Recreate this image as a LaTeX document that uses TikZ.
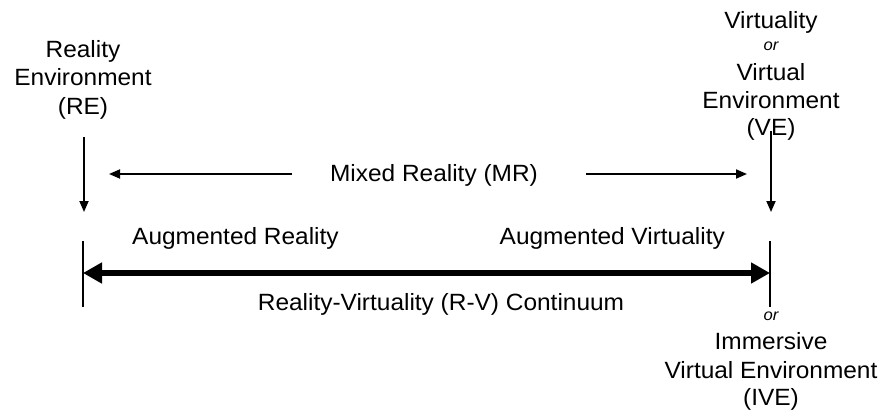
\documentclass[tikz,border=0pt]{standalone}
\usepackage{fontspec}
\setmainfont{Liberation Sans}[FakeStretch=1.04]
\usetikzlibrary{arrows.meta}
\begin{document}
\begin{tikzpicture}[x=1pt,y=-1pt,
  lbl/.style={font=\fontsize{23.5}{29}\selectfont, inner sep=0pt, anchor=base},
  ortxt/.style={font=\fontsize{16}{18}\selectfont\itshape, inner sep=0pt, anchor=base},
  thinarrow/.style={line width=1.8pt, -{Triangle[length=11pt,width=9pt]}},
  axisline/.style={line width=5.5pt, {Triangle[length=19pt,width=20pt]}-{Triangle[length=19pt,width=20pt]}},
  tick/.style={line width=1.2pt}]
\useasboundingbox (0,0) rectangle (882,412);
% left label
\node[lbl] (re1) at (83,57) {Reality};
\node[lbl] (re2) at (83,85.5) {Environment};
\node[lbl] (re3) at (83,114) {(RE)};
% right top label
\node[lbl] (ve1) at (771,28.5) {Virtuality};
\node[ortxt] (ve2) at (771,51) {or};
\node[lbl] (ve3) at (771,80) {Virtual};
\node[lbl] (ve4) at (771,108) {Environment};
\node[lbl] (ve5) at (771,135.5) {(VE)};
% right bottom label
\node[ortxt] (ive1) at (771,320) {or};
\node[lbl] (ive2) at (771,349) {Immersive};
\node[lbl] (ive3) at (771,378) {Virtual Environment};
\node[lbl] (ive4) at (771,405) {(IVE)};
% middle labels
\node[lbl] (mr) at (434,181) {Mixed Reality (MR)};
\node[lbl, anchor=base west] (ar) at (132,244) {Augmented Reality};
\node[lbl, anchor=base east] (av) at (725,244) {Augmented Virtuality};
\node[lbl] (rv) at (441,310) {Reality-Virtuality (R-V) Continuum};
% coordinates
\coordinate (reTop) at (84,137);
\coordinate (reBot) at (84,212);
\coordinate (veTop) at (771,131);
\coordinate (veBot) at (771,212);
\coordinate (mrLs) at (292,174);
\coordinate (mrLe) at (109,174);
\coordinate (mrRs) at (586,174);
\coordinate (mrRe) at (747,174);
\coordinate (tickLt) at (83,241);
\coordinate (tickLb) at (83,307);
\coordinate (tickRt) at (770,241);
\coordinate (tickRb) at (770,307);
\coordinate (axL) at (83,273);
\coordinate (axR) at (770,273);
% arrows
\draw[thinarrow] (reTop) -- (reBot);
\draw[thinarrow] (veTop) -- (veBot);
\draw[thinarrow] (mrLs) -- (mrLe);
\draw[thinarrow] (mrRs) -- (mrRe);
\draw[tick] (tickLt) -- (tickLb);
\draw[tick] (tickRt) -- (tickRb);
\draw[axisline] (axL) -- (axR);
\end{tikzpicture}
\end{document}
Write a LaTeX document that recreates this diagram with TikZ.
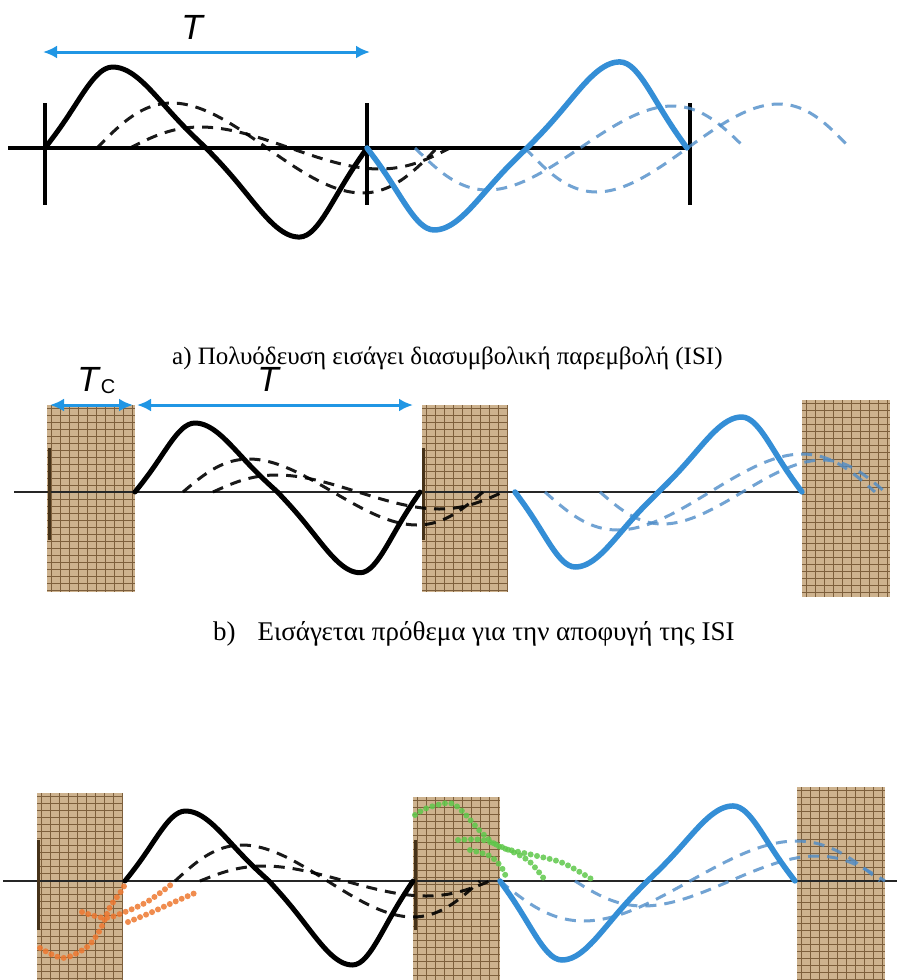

_Directions_
Make an exact copy of the listing above. Do not include the pictures.

_Full solution_
Recreate this image as a LaTeX document that uses TikZ.
\documentclass[tikz,border=0pt]{standalone}
\usepackage{fontspec}
\setmainfont{Liberation Sans}[FakeStretch=1.04]
\usetikzlibrary{arrows.meta}
\begin{document}
\begin{tikzpicture}[x=1pt,y=-1pt,
  lbl/.style={font=\fontsize{23.5}{29}\selectfont, inner sep=0pt, anchor=base},
  ortxt/.style={font=\fontsize{16}{18}\selectfont\itshape, inner sep=0pt, anchor=base},
  thinarrow/.style={line width=1.8pt, -{Triangle[length=11pt,width=9pt]}},
  axisline/.style={line width=5.5pt, {Triangle[length=19pt,width=20pt]}-{Triangle[length=19pt,width=20pt]}},
  tick/.style={line width=1.2pt}]
\useasboundingbox (0,0) rectangle (882,412);
% left label
\node[lbl] (re1) at (83,57) {Reality};
\node[lbl] (re2) at (83,85.5) {Environment};
\node[lbl] (re3) at (83,114) {(RE)};
% right top label
\node[lbl] (ve1) at (771,28.5) {Virtuality};
\node[ortxt] (ve2) at (771,51) {or};
\node[lbl] (ve3) at (771,80) {Virtual};
\node[lbl] (ve4) at (771,108) {Environment};
\node[lbl] (ve5) at (771,135.5) {(VE)};
% right bottom label
\node[ortxt] (ive1) at (771,320) {or};
\node[lbl] (ive2) at (771,349) {Immersive};
\node[lbl] (ive3) at (771,378) {Virtual Environment};
\node[lbl] (ive4) at (771,405) {(IVE)};
% middle labels
\node[lbl] (mr) at (434,181) {Mixed Reality (MR)};
\node[lbl, anchor=base west] (ar) at (132,244) {Augmented Reality};
\node[lbl, anchor=base east] (av) at (725,244) {Augmented Virtuality};
\node[lbl] (rv) at (441,310) {Reality-Virtuality (R-V) Continuum};
% coordinates
\coordinate (reTop) at (84,137);
\coordinate (reBot) at (84,212);
\coordinate (veTop) at (771,131);
\coordinate (veBot) at (771,212);
\coordinate (mrLs) at (292,174);
\coordinate (mrLe) at (109,174);
\coordinate (mrRs) at (586,174);
\coordinate (mrRe) at (747,174);
\coordinate (tickLt) at (83,241);
\coordinate (tickLb) at (83,307);
\coordinate (tickRt) at (770,241);
\coordinate (tickRb) at (770,307);
\coordinate (axL) at (83,273);
\coordinate (axR) at (770,273);
% arrows
\draw[thinarrow] (reTop) -- (reBot);
\draw[thinarrow] (veTop) -- (veBot);
\draw[thinarrow] (mrLs) -- (mrLe);
\draw[thinarrow] (mrRs) -- (mrRe);
\draw[tick] (tickLt) -- (tickLb);
\draw[tick] (tickRt) -- (tickRb);
\draw[axisline] (axL) -- (axR);
\end{tikzpicture}
\end{document}
Write a LaTeX document that recreates this diagram with TikZ.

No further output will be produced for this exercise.